Spencer’s Retail, the retail division of the RP Sanjiv Goenka Group, has announced its entry into India’s quick commerce market with the launch of its new service, Jiffy. Initially, Jiffy will roll out in Kolkata, with plans to expand across West Bengal and Uttar Pradesh (UP). The retailer currently operates 89 stores in these regions, leveraging its existing retail network to support the new venture.  

Jiffy marks the reintroduction of the Spencer’s app under a new brand, offering merchandise delivery within 30 minutes. Shashwat Goenka, Chairman of Spencer’s Retail said, “We aim to fulfill orders within 20-30 minutes by utilizing our existing stores.” Unlike other players in the sector, Spencer’s Retail will not invest in dedicated dark stores but will rely on a third-party fleet operator to manage delivery logistics.  

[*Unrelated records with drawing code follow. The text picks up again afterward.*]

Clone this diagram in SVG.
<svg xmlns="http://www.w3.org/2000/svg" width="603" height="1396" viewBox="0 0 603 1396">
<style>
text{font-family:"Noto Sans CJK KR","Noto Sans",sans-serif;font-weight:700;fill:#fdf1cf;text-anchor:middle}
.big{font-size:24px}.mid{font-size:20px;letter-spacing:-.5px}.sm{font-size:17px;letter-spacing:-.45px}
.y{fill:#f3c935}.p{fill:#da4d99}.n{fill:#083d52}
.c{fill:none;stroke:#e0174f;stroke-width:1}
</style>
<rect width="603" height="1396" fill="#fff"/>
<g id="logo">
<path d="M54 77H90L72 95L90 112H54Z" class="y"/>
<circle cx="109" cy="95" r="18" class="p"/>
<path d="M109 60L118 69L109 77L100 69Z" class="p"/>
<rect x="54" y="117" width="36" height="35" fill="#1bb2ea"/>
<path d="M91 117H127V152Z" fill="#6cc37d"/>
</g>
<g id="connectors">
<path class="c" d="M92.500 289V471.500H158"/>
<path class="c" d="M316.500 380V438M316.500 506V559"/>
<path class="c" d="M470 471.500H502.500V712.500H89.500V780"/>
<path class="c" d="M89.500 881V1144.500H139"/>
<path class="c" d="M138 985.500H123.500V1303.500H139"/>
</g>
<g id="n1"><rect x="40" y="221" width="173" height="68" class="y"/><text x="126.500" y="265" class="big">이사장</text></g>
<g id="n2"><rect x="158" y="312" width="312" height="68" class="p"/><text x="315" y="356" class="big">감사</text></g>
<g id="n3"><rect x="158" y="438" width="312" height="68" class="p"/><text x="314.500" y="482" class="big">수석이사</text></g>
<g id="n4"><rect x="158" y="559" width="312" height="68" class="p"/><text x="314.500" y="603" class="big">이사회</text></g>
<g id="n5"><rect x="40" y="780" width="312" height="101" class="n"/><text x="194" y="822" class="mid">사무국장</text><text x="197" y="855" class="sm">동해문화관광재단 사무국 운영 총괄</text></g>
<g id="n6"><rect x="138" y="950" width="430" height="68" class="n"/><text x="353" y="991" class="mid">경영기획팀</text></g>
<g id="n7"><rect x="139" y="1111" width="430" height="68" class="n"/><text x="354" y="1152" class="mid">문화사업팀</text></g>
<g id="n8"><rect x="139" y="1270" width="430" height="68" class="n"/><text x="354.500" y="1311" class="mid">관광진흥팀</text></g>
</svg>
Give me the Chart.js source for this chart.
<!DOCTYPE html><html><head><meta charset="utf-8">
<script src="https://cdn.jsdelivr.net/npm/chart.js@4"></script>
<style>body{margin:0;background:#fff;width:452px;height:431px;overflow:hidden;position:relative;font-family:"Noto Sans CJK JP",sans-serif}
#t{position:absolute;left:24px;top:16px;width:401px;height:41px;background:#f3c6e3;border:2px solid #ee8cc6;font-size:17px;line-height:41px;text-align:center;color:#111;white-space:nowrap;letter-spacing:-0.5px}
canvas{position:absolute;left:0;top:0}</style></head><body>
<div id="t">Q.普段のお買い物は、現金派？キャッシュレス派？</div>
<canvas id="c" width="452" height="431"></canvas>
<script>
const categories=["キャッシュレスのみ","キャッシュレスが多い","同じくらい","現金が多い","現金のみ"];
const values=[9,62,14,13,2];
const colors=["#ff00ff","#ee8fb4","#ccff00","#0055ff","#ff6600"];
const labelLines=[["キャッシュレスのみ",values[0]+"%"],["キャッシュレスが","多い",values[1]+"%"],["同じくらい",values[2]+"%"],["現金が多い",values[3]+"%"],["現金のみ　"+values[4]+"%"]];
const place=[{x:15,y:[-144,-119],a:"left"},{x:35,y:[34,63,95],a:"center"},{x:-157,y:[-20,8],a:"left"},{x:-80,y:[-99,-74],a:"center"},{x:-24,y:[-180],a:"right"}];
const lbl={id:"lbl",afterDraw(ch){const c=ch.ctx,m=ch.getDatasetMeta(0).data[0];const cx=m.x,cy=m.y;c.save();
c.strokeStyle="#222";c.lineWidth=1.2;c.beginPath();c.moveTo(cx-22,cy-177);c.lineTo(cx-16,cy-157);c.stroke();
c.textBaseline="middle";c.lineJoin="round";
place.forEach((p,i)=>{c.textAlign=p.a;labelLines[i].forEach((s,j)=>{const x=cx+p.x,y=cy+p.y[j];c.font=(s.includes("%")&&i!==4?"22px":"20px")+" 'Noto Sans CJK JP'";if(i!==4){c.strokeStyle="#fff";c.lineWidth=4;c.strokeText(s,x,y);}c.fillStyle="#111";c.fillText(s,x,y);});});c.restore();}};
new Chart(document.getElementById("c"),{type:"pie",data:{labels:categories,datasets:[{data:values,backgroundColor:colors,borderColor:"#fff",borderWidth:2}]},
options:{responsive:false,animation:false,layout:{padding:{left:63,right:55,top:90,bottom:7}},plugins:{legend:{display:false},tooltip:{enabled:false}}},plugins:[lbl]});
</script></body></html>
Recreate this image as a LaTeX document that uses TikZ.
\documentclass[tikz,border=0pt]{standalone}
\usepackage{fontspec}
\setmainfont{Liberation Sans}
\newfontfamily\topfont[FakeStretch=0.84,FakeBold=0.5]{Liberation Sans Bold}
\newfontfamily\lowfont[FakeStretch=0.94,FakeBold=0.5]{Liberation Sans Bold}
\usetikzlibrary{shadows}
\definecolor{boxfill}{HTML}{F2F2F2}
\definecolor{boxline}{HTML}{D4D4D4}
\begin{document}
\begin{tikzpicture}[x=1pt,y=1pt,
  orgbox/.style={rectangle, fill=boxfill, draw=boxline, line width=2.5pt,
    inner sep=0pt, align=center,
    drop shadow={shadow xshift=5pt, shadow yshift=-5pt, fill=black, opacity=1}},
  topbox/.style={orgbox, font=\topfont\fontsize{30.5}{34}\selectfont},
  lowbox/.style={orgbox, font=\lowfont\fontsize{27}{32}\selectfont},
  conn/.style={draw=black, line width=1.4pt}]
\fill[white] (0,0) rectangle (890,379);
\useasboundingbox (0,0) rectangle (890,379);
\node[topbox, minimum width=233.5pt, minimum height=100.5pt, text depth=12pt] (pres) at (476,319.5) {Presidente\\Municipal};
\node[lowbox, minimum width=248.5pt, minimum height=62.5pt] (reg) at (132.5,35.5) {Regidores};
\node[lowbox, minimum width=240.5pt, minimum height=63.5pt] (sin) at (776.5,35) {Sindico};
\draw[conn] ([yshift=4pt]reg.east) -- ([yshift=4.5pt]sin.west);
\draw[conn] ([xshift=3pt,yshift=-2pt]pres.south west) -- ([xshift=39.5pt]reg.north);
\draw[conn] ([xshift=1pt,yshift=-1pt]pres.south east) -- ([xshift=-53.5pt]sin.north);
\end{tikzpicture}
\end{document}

The company reported a reduction in its net loss to Rs 47.34 crore in Q3 FY25, down from Rs 51.20 crore in the same period the previous year. However, its revenue declined by 21 percent year-on-year to Rs 516.97 crore, impacted by store closures.  

India’s quick commerce market has witnessed significant growth, attracting both established and emerging players. Blinkit, Zepto, and Instamart currently dominate the segment, while newer entrants like Flipkart, BigBasket, and Amazon are expanding their presence. Additionally, Walmart-backed PhonePe recently announced its foray into the space with its quick commerce platform, Pincode.  

Spencer’s Retail’s move into the quick commerce sector reflects the increasing competition and demand for faster delivery services in India’s evolving retail landscape.